--- Start ---
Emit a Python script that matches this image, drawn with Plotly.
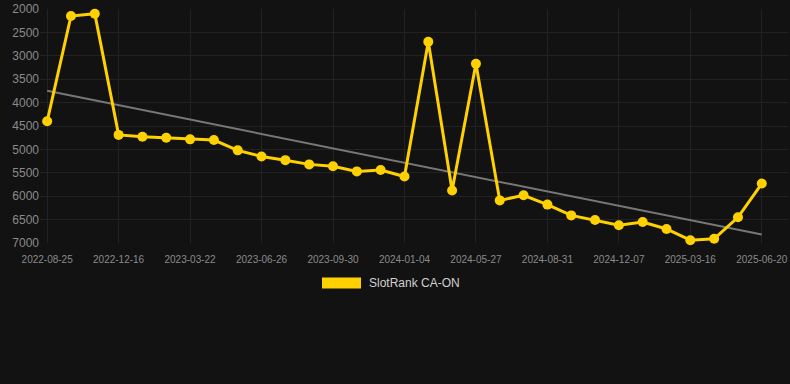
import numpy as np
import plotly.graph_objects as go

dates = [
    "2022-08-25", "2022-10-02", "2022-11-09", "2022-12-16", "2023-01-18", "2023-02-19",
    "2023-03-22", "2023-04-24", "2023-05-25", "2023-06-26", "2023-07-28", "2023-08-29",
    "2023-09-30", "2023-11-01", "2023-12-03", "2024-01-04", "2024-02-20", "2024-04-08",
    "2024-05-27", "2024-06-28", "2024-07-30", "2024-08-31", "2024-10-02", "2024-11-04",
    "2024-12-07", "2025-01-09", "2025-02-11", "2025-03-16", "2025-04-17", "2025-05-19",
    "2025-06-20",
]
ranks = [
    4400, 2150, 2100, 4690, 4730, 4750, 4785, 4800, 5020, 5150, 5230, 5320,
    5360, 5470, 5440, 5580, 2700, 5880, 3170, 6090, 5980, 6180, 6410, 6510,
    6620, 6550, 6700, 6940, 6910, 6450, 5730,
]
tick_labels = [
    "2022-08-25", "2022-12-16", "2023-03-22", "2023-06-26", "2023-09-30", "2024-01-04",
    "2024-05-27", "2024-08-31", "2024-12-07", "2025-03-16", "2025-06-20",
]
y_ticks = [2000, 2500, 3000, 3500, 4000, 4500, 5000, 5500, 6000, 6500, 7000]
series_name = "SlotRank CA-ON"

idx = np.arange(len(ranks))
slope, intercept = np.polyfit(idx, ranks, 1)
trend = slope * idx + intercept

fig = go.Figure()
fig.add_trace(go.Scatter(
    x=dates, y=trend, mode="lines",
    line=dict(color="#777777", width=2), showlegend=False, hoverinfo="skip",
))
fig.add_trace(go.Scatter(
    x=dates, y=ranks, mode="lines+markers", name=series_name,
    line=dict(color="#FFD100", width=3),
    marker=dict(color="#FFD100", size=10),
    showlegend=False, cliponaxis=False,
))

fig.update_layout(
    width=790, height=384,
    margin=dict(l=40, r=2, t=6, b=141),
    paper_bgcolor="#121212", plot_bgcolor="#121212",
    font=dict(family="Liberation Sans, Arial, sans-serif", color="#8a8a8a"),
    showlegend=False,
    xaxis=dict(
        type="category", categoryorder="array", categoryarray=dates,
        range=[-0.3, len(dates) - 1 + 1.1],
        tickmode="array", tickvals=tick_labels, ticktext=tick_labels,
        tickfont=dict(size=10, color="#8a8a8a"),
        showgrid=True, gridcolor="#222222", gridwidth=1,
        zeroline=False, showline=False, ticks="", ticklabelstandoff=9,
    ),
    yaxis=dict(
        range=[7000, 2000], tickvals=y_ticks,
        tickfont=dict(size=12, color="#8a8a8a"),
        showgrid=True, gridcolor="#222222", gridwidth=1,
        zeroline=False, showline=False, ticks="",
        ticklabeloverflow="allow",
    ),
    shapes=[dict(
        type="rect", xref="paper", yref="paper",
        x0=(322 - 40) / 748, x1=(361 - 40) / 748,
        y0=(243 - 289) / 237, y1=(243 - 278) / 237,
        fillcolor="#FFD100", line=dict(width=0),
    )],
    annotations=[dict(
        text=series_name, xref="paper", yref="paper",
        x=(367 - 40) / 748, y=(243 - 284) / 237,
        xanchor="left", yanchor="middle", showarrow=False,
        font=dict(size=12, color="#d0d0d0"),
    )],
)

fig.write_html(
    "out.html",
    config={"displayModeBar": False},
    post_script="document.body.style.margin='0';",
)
--- End ---
--- Start ---
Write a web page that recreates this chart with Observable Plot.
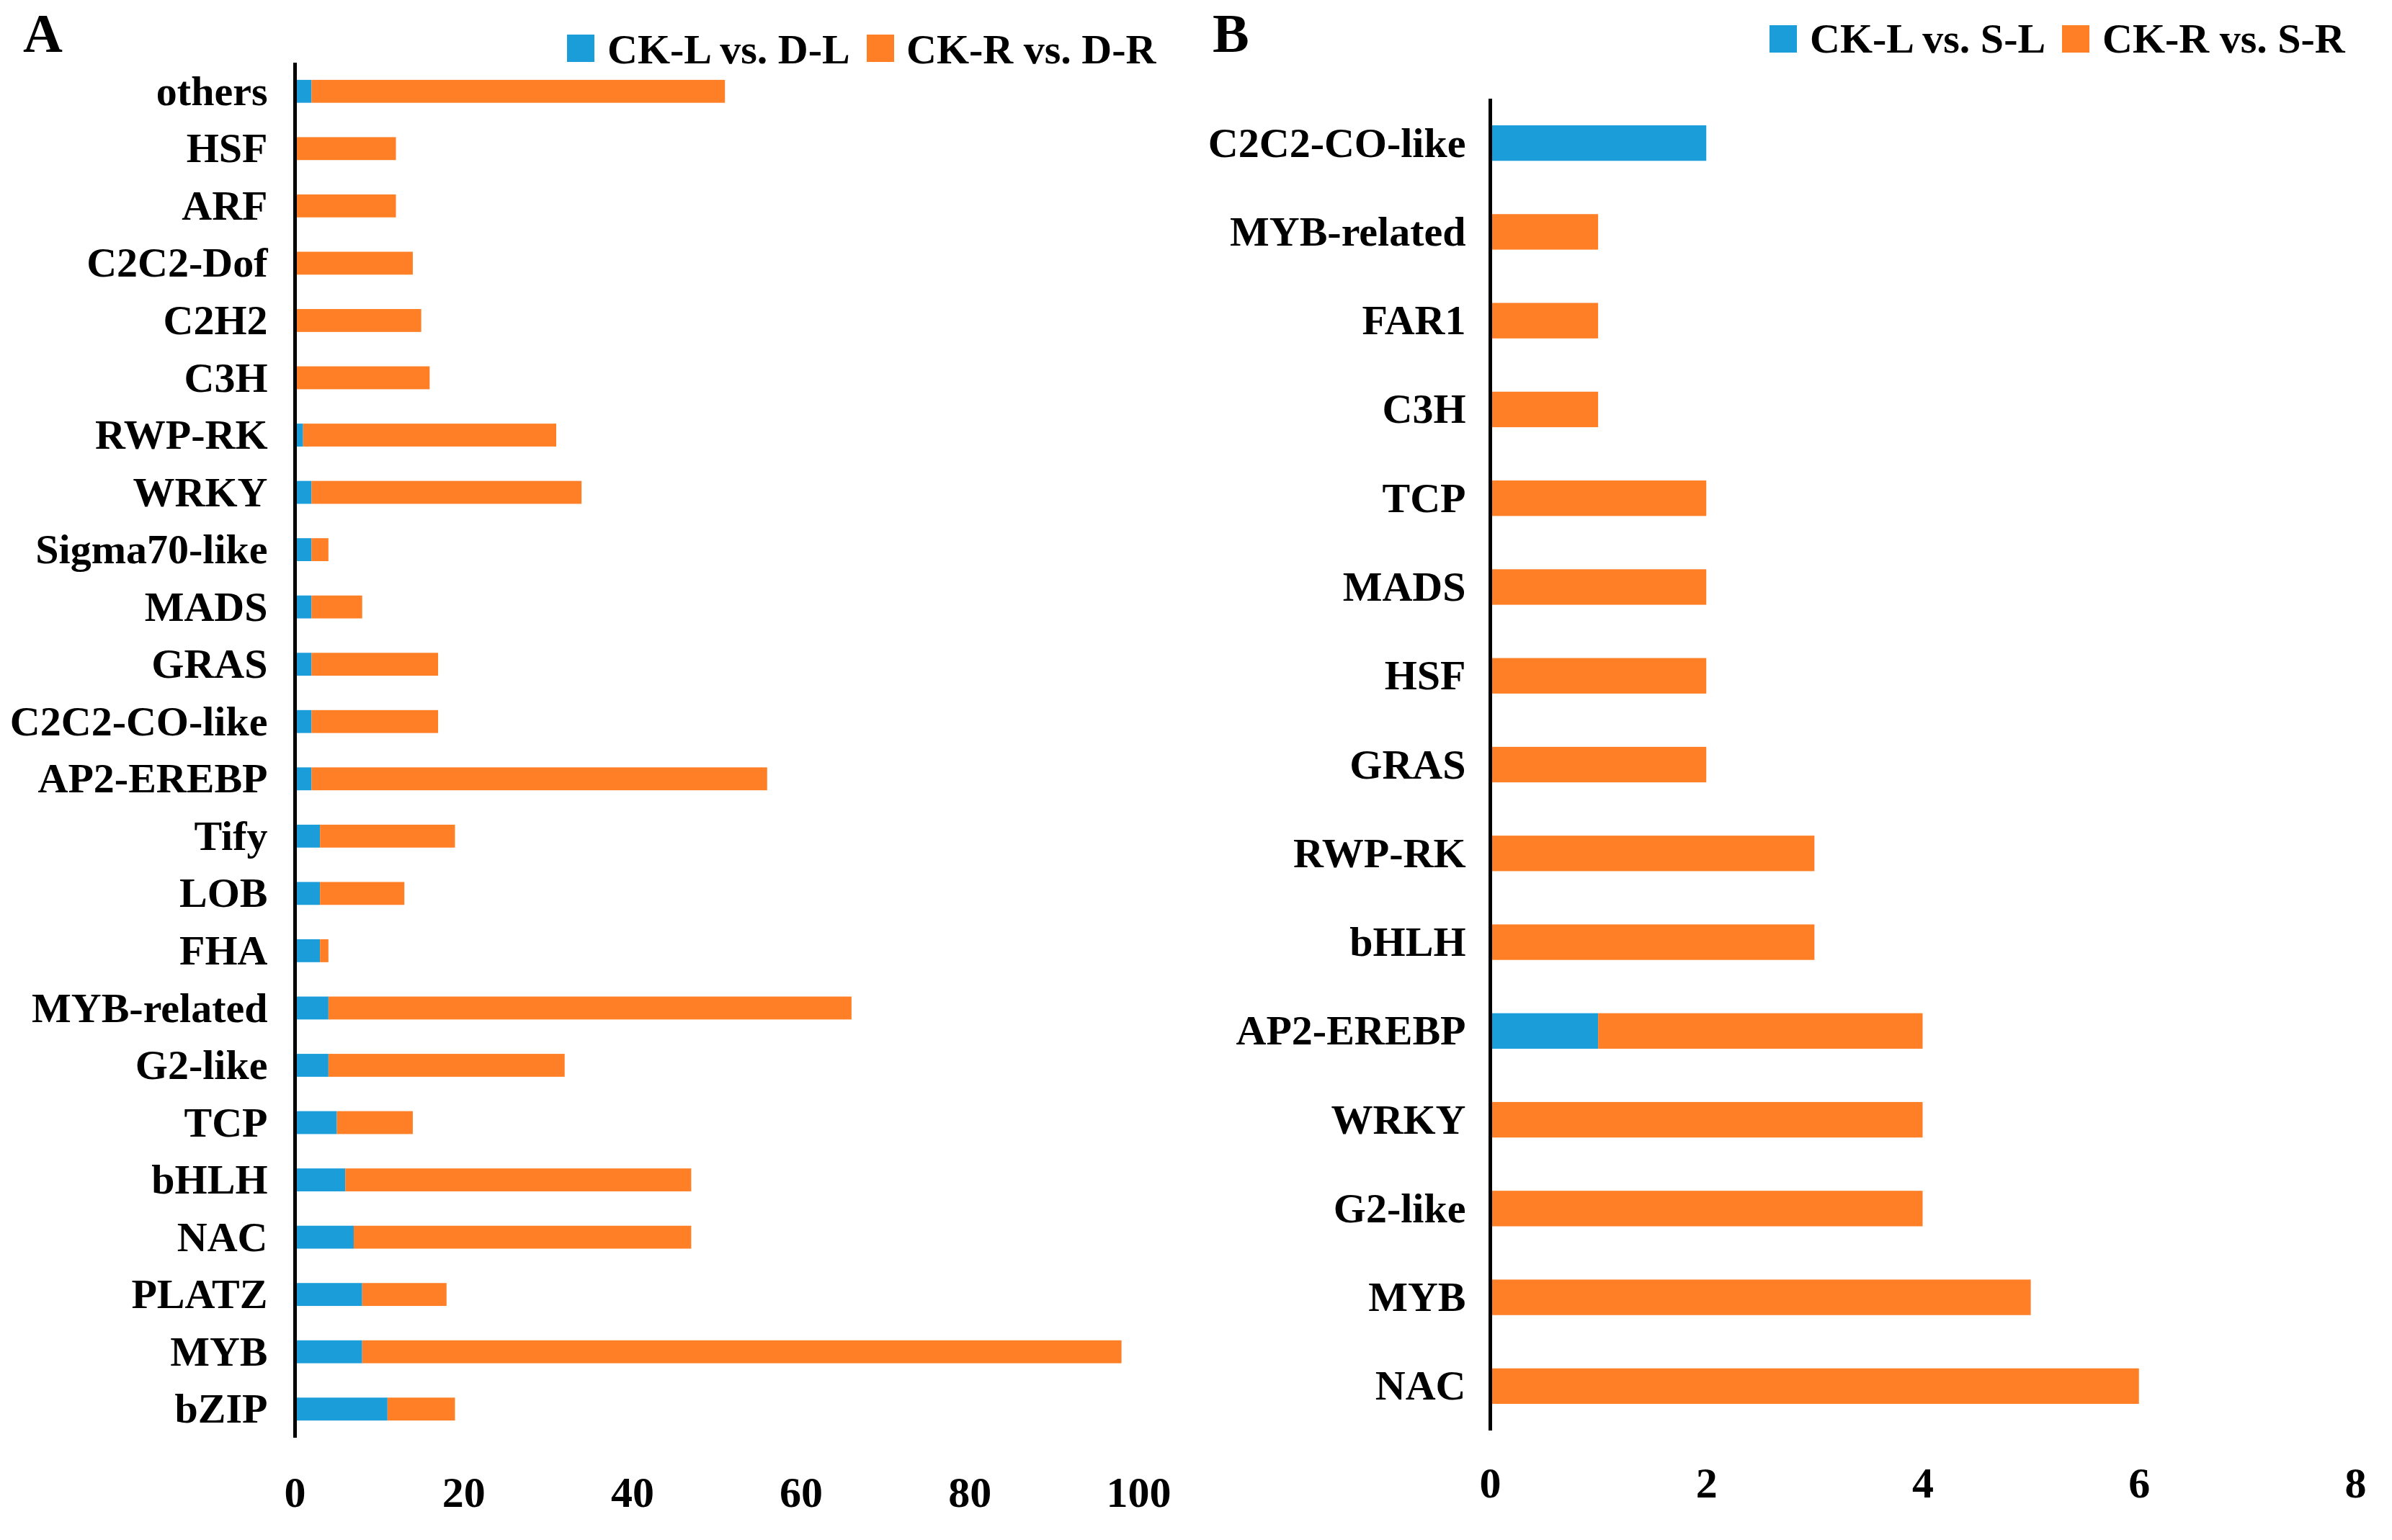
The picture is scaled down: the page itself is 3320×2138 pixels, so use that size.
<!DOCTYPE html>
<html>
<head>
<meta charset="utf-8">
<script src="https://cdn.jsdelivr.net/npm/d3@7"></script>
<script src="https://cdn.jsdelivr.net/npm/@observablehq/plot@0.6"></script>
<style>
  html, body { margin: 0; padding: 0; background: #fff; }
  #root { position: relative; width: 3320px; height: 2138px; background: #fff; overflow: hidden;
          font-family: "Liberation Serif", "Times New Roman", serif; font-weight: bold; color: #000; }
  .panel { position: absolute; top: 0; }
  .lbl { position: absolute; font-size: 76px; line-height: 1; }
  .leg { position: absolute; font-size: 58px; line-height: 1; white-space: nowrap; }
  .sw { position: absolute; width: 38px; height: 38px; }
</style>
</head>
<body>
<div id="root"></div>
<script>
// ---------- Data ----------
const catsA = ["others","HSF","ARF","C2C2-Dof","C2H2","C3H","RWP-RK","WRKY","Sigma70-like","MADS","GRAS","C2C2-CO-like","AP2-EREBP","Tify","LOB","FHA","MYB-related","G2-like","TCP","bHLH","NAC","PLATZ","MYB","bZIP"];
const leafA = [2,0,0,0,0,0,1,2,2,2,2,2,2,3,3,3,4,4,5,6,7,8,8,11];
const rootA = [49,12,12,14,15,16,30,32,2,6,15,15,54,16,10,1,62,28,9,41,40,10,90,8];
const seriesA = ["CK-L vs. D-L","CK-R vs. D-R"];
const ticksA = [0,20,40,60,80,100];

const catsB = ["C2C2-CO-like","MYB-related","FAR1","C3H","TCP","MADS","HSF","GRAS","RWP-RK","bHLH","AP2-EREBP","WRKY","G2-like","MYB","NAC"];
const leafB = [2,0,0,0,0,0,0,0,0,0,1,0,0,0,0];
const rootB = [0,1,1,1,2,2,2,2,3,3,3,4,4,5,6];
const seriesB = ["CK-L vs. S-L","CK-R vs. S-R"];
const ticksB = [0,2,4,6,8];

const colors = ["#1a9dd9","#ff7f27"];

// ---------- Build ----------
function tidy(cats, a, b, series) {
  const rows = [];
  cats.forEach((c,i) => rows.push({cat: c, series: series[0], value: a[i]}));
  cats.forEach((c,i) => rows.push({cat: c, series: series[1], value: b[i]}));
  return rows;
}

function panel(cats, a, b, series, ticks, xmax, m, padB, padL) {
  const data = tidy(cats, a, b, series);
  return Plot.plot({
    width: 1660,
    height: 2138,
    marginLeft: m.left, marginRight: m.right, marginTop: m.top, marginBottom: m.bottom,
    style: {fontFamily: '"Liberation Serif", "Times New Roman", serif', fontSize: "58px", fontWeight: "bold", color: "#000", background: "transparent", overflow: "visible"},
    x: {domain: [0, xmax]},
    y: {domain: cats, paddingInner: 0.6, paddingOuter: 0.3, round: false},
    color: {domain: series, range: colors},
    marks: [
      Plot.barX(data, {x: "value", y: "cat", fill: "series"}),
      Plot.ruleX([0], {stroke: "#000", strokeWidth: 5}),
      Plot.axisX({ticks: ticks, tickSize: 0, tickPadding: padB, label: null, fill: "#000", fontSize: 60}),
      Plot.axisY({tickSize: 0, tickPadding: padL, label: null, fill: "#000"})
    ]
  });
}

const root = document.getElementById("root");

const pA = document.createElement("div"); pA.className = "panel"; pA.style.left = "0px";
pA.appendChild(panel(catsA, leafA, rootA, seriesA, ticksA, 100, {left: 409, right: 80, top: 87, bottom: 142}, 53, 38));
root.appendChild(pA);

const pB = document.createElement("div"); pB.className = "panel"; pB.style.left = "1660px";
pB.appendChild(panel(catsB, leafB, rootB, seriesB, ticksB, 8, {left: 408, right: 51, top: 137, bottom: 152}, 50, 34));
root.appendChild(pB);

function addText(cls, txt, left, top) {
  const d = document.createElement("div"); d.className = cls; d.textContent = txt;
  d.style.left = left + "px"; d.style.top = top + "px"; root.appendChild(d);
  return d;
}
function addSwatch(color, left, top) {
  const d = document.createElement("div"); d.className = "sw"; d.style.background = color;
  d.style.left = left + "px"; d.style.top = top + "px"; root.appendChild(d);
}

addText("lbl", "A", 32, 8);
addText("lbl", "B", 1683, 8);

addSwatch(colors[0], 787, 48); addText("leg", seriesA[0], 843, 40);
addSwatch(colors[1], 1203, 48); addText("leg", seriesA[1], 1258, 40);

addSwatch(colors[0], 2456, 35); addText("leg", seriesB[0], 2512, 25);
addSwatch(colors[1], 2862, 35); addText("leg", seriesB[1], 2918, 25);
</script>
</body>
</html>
--- End ---
■ Short problem: Only the lines from the one with "Emit a Python" down to the one with "trend = slope * idx + intercept" belong in your copy, both ends included; write them out exactly and skip any pictures.

■ Worked answer:
Emit a Python script that matches this image, drawn with Plotly.
import numpy as np
import plotly.graph_objects as go

dates = [
    "2022-08-25", "2022-10-02", "2022-11-09", "2022-12-16", "2023-01-18", "2023-02-19",
    "2023-03-22", "2023-04-24", "2023-05-25", "2023-06-26", "2023-07-28", "2023-08-29",
    "2023-09-30", "2023-11-01", "2023-12-03", "2024-01-04", "2024-02-20", "2024-04-08",
    "2024-05-27", "2024-06-28", "2024-07-30", "2024-08-31", "2024-10-02", "2024-11-04",
    "2024-12-07", "2025-01-09", "2025-02-11", "2025-03-16", "2025-04-17", "2025-05-19",
    "2025-06-20",
]
ranks = [
    4400, 2150, 2100, 4690, 4730, 4750, 4785, 4800, 5020, 5150, 5230, 5320,
    5360, 5470, 5440, 5580, 2700, 5880, 3170, 6090, 5980, 6180, 6410, 6510,
    6620, 6550, 6700, 6940, 6910, 6450, 5730,
]
tick_labels = [
    "2022-08-25", "2022-12-16", "2023-03-22", "2023-06-26", "2023-09-30", "2024-01-04",
    "2024-05-27", "2024-08-31", "2024-12-07", "2025-03-16", "2025-06-20",
]
y_ticks = [2000, 2500, 3000, 3500, 4000, 4500, 5000, 5500, 6000, 6500, 7000]
series_name = "SlotRank CA-ON"

idx = np.arange(len(ranks))
slope, intercept = np.polyfit(idx, ranks, 1)
trend = slope * idx + intercept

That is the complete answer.